L’Unione Europea sta lavorando molto sulla regolamentazione dell’uso dei Big Data, dei sistemi di intelligenza artificiale e sul mercato dei prodotti software, ma non fa altrettanto sul lato degli investimenti. Anche il piano di aumenti degli investimenti previsto per i prossimi anni non è sufficiente a colmare un divario che vede gli americani, soprattutto grazie ai loro colossi privati, condurre il gioco e gli europei essere soltanto consumatori delle loro soluzioni, incapaci di sviluppare servizi e prodotti competitivi con quelli che vengono sfornati negli USA.

Meta investe 39 miliardi come un Paese come l’Italia

Se poi consideriamo che l’Italia investe in ricerca e sviluppo (in tutte le aree) la stessa cifra investita dall’azienda di Zuckerberg soltanto nel settore informatico, la situazione appare ancora più preoccupante. Questo dato da solo rende evidentissimo che sul tema della ricerca e dello sviluppo tecnologico l’Italia è in ritardo, nonostante abbia ricercatori e gruppi di studiosi di valore internazionale che producono risultati innovativi ma che non riescono a diventare prodotti. È evidente che le scarse risorse e la ridotta massa critica ci penalizzano molto.
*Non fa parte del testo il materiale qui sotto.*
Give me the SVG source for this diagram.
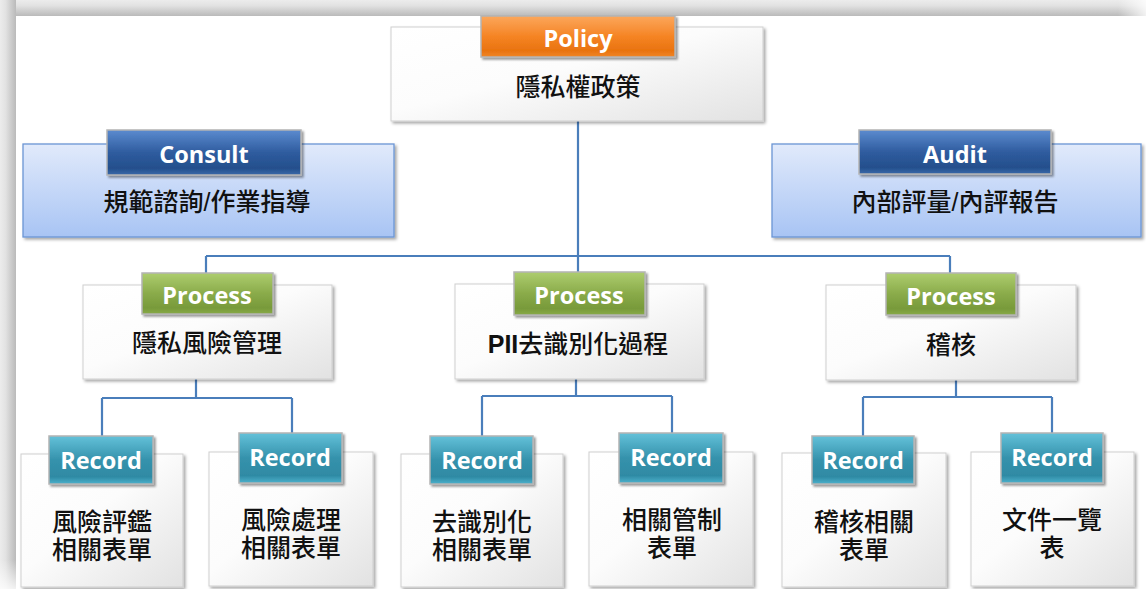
<svg xmlns="http://www.w3.org/2000/svg" width="1146" height="589" viewBox="0 0 1146 589">
<defs>
  <linearGradient id="gTop" x1="0" y1="0" x2="0" y2="1">
    <stop offset="0" stop-color="#ececec"/><stop offset="0.35" stop-color="#e2e2e2"/><stop offset="0.65" stop-color="#cfcfcf"/><stop offset="1" stop-color="#bababa"/>
  </linearGradient>
  <linearGradient id="gLeft" x1="0" y1="0" x2="1" y2="0">
    <stop offset="0" stop-color="#ececec"/><stop offset="0.35" stop-color="#e2e2e2"/><stop offset="0.65" stop-color="#cfcfcf"/><stop offset="1" stop-color="#bababa"/>
  </linearGradient>
  <linearGradient id="gFadeB" x1="0" y1="0" x2="0" y2="1">
    <stop offset="0" stop-color="#fff" stop-opacity="0"/><stop offset="1" stop-color="#fff" stop-opacity="0.8"/>
  </linearGradient>
  <linearGradient id="gFadeR" x1="0" y1="0" x2="1" y2="0">
    <stop offset="0" stop-color="#fff" stop-opacity="0"/><stop offset="1" stop-color="#fff" stop-opacity="0.8"/>
  </linearGradient>
  <linearGradient id="gWhite" x1="0" y1="0" x2="1" y2="1">
    <stop offset="0" stop-color="#ffffff"/><stop offset="0.45" stop-color="#fcfcfc"/><stop offset="1" stop-color="#e2e2e2"/>
  </linearGradient>
  <linearGradient id="gBlue" x1="0" y1="0" x2="0" y2="1">
    <stop offset="0" stop-color="#e1eafb"/><stop offset="1" stop-color="#a8c4f4"/>
  </linearGradient>
  <linearGradient id="gOrange" x1="0" y1="0" x2="0" y2="1">
    <stop offset="0" stop-color="#fca75c"/><stop offset="0.5" stop-color="#f58424"/><stop offset="0.85" stop-color="#e9730f"/><stop offset="1" stop-color="#f0862a"/>
  </linearGradient>
  <linearGradient id="gNavy" x1="0" y1="0" x2="0" y2="1">
    <stop offset="0" stop-color="#5b8bcf"/><stop offset="0.5" stop-color="#2f5c9f"/><stop offset="0.85" stop-color="#244f8c"/><stop offset="1" stop-color="#3a69a9"/>
  </linearGradient>
  <linearGradient id="gGreen" x1="0" y1="0" x2="0" y2="1">
    <stop offset="0" stop-color="#adcd6e"/><stop offset="0.5" stop-color="#8aab4a"/><stop offset="0.85" stop-color="#789a3a"/><stop offset="1" stop-color="#88aa48"/>
  </linearGradient>
  <linearGradient id="gTeal" x1="0" y1="0" x2="0" y2="1">
    <stop offset="0" stop-color="#63c1d9"/><stop offset="0.5" stop-color="#3592ac"/><stop offset="0.85" stop-color="#2f8aa4"/><stop offset="1" stop-color="#4cb1cc"/>
  </linearGradient>
  <filter id="sh" x="-5%" y="-5%" width="115%" height="120%">
    <feDropShadow dx="2" dy="2" stdDeviation="1.5" flood-color="#000" flood-opacity="0.35"/>
  </filter>
  <filter id="shT" x="-5%" y="-10%" width="115%" height="130%">
    <feDropShadow dx="2" dy="2" stdDeviation="1" flood-color="#000" flood-opacity="0.4"/>
  </filter>
  <style>
    .box{fill:url(#gWhite);stroke:#cfcfcf;stroke-width:1;filter:url(#sh)}
    .bbox{fill:url(#gBlue);stroke:#6a95d4;stroke-width:1.3;filter:url(#sh)}
    .tab{stroke:#b4b4b4;stroke-width:1.5;filter:url(#shT)}
    .t-or{fill:url(#gOrange)}
    .t-nv{fill:url(#gNavy)}
    .t-gr{fill:url(#gGreen)}
    .t-tl{fill:url(#gTeal)}
    .tt{font-family:"Open Sans","Liberation Sans",sans-serif;font-weight:700;font-size:23.5px;fill:#ffffff;text-anchor:middle}
    .cj{font-family:"Liberation Sans","Noto Sans CJK TC","Noto Sans CJK SC",sans-serif;font-size:25px;font-weight:500;fill:#111111;text-anchor:middle}
    .conn{stroke:#4a7ebb;stroke-width:2.2;fill:none}
  </style>
</defs>
<rect x="0" y="0" width="1146" height="589" fill="#ffffff"/>
<g id="frame">
  <rect x="0" y="0" width="1146" height="16" fill="url(#gTop)"/>
  <rect x="0" y="0" width="16" height="589" fill="url(#gLeft)"/>
  <rect x="0" y="560" width="16" height="29" fill="url(#gFadeB)"/>
  <rect x="1118" y="0" width="28" height="16" fill="url(#gFadeR)"/>
</g>
<g id="connectors">
  <path class="conn" d="M578,121 V256 M206,256 H950 M206,256 V273 M578,256 V272 M950,256 V273"/>
  <path class="conn" d="M196,379 V398 M102,398 H292 M102,398 V436 M292,398 V433"/>
  <path class="conn" d="M576,379 V396 M482,396 H672 M482,396 V436 M672,396 V433"/>
  <path class="conn" d="M956,380 V397 M863,397 H1052 M863,397 V436 M1052,397 V433"/>
</g>
<g id="policy">
  <rect class="box" x="391" y="27" width="372" height="94"/>
  <rect class="tab t-or" x="481" y="16" width="194" height="41"/>
  <text class="tt" x="578" y="47">Policy</text>
  <text class="cj" x="578" y="96">隱私權政策</text>
</g>
<g id="consult">
  <rect class="bbox" x="23" y="144" width="371" height="93"/>
  <rect class="tab t-nv" x="107" y="130" width="194" height="45"/>
  <text class="tt" x="204" y="163">Consult</text>
  <text class="cj" x="207" y="211">規範諮詢/作業指導</text>
</g>
<g id="audit">
  <rect class="bbox" x="772" y="144" width="369" height="93"/>
  <rect class="tab t-nv" x="859" y="130" width="192" height="44"/>
  <text class="tt" x="955" y="163">Audit</text>
  <text class="cj" x="955" y="211">內部評量/內評報告</text>
</g>
<g id="process-1">
  <rect class="box" x="83" y="285" width="249" height="94"/>
  <rect class="tab t-gr" x="142" y="273" width="131" height="41"/>
  <text class="tt" x="207" y="304">Process</text>
  <text class="cj" x="207" y="352">隱私風險管理</text>
</g>
<g id="process-2">
  <rect class="box" x="455" y="284" width="249" height="95"/>
  <rect class="tab t-gr" x="514" y="272" width="131" height="43"/>
  <text class="tt" x="579" y="304">Process</text>
  <text class="cj" x="578" y="353"><tspan font-weight="700">PII</tspan>去識別化過程</text>
</g>
<g id="process-3">
  <rect class="box" x="826" y="285" width="250" height="95"/>
  <rect class="tab t-gr" x="886" y="273" width="130" height="42"/>
  <text class="tt" x="951" y="305">Process</text>
  <text class="cj" x="951" y="354">稽核</text>
</g>
<g id="record-1">
  <rect class="box" x="21" y="454" width="162" height="133"/>
  <rect class="tab t-tl" x="49" y="436" width="104" height="48"/>
  <text class="tt" x="101" y="469">Record</text>
  <text class="cj"><tspan x="102" y="531">風險評鑑</tspan><tspan x="102" y="559">相關表單</tspan></text>
</g>
<g id="record-2">
  <rect class="box" x="209" y="452" width="164" height="134"/>
  <rect class="tab t-tl" x="239" y="433" width="103" height="50"/>
  <text class="tt" x="290" y="466">Record</text>
  <text class="cj"><tspan x="291" y="529">風險處理</tspan><tspan x="291" y="557">相關表單</tspan></text>
</g>
<g id="record-3">
  <rect class="box" x="401" y="454" width="162" height="133"/>
  <rect class="tab t-tl" x="430" y="436" width="103" height="48"/>
  <text class="tt" x="482" y="469">Record</text>
  <text class="cj"><tspan x="482" y="531">去識別化</tspan><tspan x="482" y="559">相關表單</tspan></text>
</g>
<g id="record-4">
  <rect class="box" x="589" y="452" width="164" height="134"/>
  <rect class="tab t-tl" x="619" y="433" width="104" height="50"/>
  <text class="tt" x="671" y="466">Record</text>
  <text class="cj"><tspan x="672" y="529">相關管制</tspan><tspan x="672" y="557">表單</tspan></text>
</g>
<g id="record-5">
  <rect class="box" x="782" y="453" width="164" height="134"/>
  <rect class="tab t-tl" x="812" y="436" width="102" height="48"/>
  <text class="tt" x="863" y="469">Record</text>
  <text class="cj"><tspan x="864" y="531">稽核相關</tspan><tspan x="864" y="559">表單</tspan></text>
</g>
<g id="record-6">
  <rect class="box" x="971" y="452" width="163" height="134"/>
  <rect class="tab t-tl" x="1001" y="433" width="102" height="50"/>
  <text class="tt" x="1052" y="466">Record</text>
  <text class="cj"><tspan x="1052" y="529">文件一覽</tspan><tspan x="1052" y="557">表</tspan></text>
</g>
</svg>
Quest’anno l’Italia guida il G7 e il governo ha dichiarato di volersi impegnare molto sui temi del digitale e in particolare dell’intelligenza artificiale. Queste dichiarazioni però rischiano di essere soltanto enunciazioni di principio senza veri effetti pratici. Serve certamente una strategia nazionale, che al momento è in fase di definizione e che non è scontato poi verrà realmente attuata. Una strategia nazionale che sia coordinata anche con quella dell’EU e delle altre nazioni europee. Tuttavia, per quanto visto in precedenza, la strategia da sola non sarà sufficiente. Se non si faranno investimenti molto superiori a quelli fatti finora, una singola azienda tra le Big Tech conterà più di noi e svilupperà investimenti e soluzioni molto più efficaci delle nostre.